▸ DESCRIPTION OF THE TASK
All of the lines below are to be printed again exactly; images are excluded from the output.

▸ STORED DATA
^^^^^^^^^^^^^^^^

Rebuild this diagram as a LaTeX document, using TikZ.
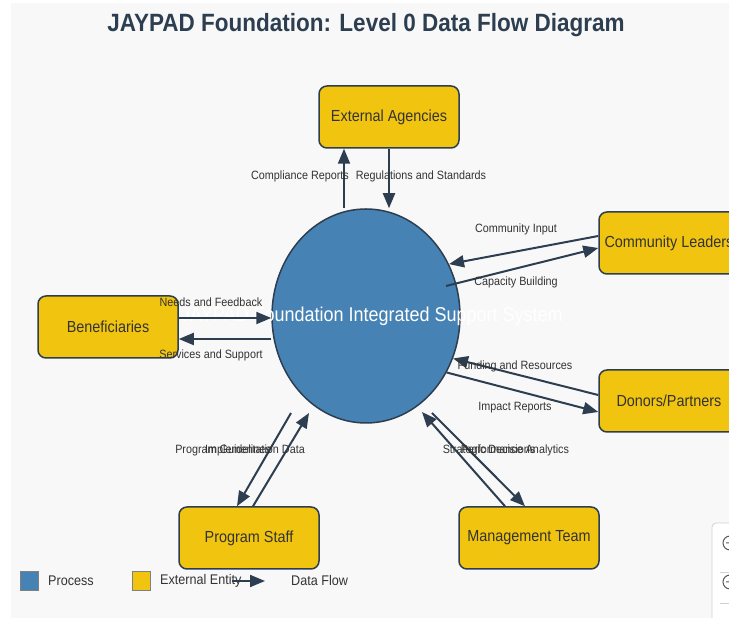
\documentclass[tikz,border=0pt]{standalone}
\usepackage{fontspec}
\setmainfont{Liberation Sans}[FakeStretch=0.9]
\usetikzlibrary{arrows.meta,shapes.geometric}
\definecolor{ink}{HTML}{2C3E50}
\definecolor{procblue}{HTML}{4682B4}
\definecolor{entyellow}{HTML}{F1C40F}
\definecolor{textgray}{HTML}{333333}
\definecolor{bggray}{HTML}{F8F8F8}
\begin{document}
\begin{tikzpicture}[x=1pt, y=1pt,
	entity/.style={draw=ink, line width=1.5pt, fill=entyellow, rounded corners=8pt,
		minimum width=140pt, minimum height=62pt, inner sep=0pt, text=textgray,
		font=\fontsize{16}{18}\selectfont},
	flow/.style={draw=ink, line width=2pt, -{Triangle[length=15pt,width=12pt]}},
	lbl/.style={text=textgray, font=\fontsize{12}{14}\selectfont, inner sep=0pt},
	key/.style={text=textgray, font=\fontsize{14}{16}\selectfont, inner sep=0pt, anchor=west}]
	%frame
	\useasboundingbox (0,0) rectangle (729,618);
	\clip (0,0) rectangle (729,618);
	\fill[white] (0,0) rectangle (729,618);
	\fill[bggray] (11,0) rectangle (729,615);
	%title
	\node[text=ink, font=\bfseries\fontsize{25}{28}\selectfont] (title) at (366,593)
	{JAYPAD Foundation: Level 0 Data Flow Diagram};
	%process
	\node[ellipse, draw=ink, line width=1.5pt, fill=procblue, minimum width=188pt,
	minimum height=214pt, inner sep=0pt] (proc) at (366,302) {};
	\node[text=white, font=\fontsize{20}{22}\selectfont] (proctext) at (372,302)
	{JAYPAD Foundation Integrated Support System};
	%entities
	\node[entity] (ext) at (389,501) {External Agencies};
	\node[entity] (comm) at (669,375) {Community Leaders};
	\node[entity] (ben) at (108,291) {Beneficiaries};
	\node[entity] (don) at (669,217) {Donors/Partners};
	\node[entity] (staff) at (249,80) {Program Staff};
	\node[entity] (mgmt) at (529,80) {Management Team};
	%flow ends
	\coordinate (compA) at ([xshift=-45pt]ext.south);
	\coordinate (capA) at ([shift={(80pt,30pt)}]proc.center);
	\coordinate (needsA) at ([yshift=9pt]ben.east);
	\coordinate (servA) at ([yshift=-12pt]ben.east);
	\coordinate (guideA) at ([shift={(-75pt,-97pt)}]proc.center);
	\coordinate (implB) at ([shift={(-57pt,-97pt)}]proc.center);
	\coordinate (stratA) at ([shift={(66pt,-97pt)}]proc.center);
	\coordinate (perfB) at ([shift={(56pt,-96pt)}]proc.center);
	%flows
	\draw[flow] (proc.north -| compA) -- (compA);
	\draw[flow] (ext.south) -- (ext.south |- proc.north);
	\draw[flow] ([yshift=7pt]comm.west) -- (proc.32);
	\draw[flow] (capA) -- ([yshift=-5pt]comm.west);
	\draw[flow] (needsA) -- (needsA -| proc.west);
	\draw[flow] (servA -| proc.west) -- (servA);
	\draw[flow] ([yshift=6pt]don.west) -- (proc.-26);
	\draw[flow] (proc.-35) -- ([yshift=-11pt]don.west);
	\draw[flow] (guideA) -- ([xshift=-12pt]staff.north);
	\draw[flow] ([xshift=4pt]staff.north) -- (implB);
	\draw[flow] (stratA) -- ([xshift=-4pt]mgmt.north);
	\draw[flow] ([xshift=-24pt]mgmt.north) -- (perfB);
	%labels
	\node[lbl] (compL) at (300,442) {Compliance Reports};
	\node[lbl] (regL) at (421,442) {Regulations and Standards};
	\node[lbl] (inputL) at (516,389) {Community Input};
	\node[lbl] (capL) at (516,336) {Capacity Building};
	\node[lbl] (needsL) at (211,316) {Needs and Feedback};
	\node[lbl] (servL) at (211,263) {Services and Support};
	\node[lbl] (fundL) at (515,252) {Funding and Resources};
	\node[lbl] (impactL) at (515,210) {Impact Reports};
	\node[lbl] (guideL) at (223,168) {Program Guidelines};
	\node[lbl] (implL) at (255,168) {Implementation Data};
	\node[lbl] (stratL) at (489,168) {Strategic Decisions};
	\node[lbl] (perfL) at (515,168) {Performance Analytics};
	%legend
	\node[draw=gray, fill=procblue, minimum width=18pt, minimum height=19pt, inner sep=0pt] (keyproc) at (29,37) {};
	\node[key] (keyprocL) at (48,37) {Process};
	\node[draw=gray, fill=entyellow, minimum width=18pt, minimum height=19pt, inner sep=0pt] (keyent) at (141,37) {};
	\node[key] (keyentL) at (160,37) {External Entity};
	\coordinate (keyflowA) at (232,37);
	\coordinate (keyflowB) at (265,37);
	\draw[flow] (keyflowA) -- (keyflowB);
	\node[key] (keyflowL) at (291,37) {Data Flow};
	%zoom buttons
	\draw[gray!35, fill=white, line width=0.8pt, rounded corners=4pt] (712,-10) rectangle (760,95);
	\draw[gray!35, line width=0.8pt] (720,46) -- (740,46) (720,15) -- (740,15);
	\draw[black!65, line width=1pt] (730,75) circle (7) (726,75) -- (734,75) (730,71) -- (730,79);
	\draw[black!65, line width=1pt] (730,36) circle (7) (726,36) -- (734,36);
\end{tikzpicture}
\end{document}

^^^^^^^^^^^^^^^^

▸ THE RESULT
Rebuild this diagram as a LaTeX document, using TikZ.
\documentclass[tikz,border=0pt]{standalone}
\usepackage{fontspec}
\setmainfont{Liberation Sans}[FakeStretch=0.9]
\usetikzlibrary{arrows.meta,shapes.geometric}
\definecolor{ink}{HTML}{2C3E50}
\definecolor{procblue}{HTML}{4682B4}
\definecolor{entyellow}{HTML}{F1C40F}
\definecolor{textgray}{HTML}{333333}
\definecolor{bggray}{HTML}{F8F8F8}
\begin{document}
\begin{tikzpicture}[x=1pt, y=1pt,
	entity/.style={draw=ink, line width=1.5pt, fill=entyellow, rounded corners=8pt,
		minimum width=140pt, minimum height=62pt, inner sep=0pt, text=textgray,
		font=\fontsize{16}{18}\selectfont},
	flow/.style={draw=ink, line width=2pt, -{Triangle[length=15pt,width=12pt]}},
	lbl/.style={text=textgray, font=\fontsize{12}{14}\selectfont, inner sep=0pt},
	key/.style={text=textgray, font=\fontsize{14}{16}\selectfont, inner sep=0pt, anchor=west}]
	%frame
	\useasboundingbox (0,0) rectangle (729,618);
	\clip (0,0) rectangle (729,618);
	\fill[white] (0,0) rectangle (729,618);
	\fill[bggray] (11,0) rectangle (729,615);
	%title
	\node[text=ink, font=\bfseries\fontsize{25}{28}\selectfont] (title) at (366,593)
	{JAYPAD Foundation: Level 0 Data Flow Diagram};
	%process
	\node[ellipse, draw=ink, line width=1.5pt, fill=procblue, minimum width=188pt,
	minimum height=214pt, inner sep=0pt] (proc) at (366,302) {};
	\node[text=white, font=\fontsize{20}{22}\selectfont] (proctext) at (372,302)
	{JAYPAD Foundation Integrated Support System};
	%entities
	\node[entity] (ext) at (389,501) {External Agencies};
	\node[entity] (comm) at (669,375) {Community Leaders};
	\node[entity] (ben) at (108,291) {Beneficiaries};
	\node[entity] (don) at (669,217) {Donors/Partners};
	\node[entity] (staff) at (249,80) {Program Staff};
	\node[entity] (mgmt) at (529,80) {Management Team};
	%flow ends
	\coordinate (compA) at ([xshift=-45pt]ext.south);
	\coordinate (capA) at ([shift={(80pt,30pt)}]proc.center);
	\coordinate (needsA) at ([yshift=9pt]ben.east);
	\coordinate (servA) at ([yshift=-12pt]ben.east);
	\coordinate (guideA) at ([shift={(-75pt,-97pt)}]proc.center);
	\coordinate (implB) at ([shift={(-57pt,-97pt)}]proc.center);
	\coordinate (stratA) at ([shift={(66pt,-97pt)}]proc.center);
	\coordinate (perfB) at ([shift={(56pt,-96pt)}]proc.center);
	%flows
	\draw[flow] (proc.north -| compA) -- (compA);
	\draw[flow] (ext.south) -- (ext.south |- proc.north);
	\draw[flow] ([yshift=7pt]comm.west) -- (proc.32);
	\draw[flow] (capA) -- ([yshift=-5pt]comm.west);
	\draw[flow] (needsA) -- (needsA -| proc.west);
	\draw[flow] (servA -| proc.west) -- (servA);
	\draw[flow] ([yshift=6pt]don.west) -- (proc.-26);
	\draw[flow] (proc.-35) -- ([yshift=-11pt]don.west);
	\draw[flow] (guideA) -- ([xshift=-12pt]staff.north);
	\draw[flow] ([xshift=4pt]staff.north) -- (implB);
	\draw[flow] (stratA) -- ([xshift=-4pt]mgmt.north);
	\draw[flow] ([xshift=-24pt]mgmt.north) -- (perfB);
	%labels
	\node[lbl] (compL) at (300,442) {Compliance Reports};
	\node[lbl] (regL) at (421,442) {Regulations and Standards};
	\node[lbl] (inputL) at (516,389) {Community Input};
	\node[lbl] (capL) at (516,336) {Capacity Building};
	\node[lbl] (needsL) at (211,316) {Needs and Feedback};
	\node[lbl] (servL) at (211,263) {Services and Support};
	\node[lbl] (fundL) at (515,252) {Funding and Resources};
	\node[lbl] (impactL) at (515,210) {Impact Reports};
	\node[lbl] (guideL) at (223,168) {Program Guidelines};
	\node[lbl] (implL) at (255,168) {Implementation Data};
	\node[lbl] (stratL) at (489,168) {Strategic Decisions};
	\node[lbl] (perfL) at (515,168) {Performance Analytics};
	%legend
	\node[draw=gray, fill=procblue, minimum width=18pt, minimum height=19pt, inner sep=0pt] (keyproc) at (29,37) {};
	\node[key] (keyprocL) at (48,37) {Process};
	\node[draw=gray, fill=entyellow, minimum width=18pt, minimum height=19pt, inner sep=0pt] (keyent) at (141,37) {};
	\node[key] (keyentL) at (160,37) {External Entity};
	\coordinate (keyflowA) at (232,37);
	\coordinate (keyflowB) at (265,37);
	\draw[flow] (keyflowA) -- (keyflowB);
	\node[key] (keyflowL) at (291,37) {Data Flow};
	%zoom buttons
	\draw[gray!35, fill=white, line width=0.8pt, rounded corners=4pt] (712,-10) rectangle (760,95);
	\draw[gray!35, line width=0.8pt] (720,46) -- (740,46) (720,15) -- (740,15);
	\draw[black!65, line width=1pt] (730,75) circle (7) (726,75) -- (734,75) (730,71) -- (730,79);
	\draw[black!65, line width=1pt] (730,36) circle (7) (726,36) -- (734,36);
\end{tikzpicture}
\end{document}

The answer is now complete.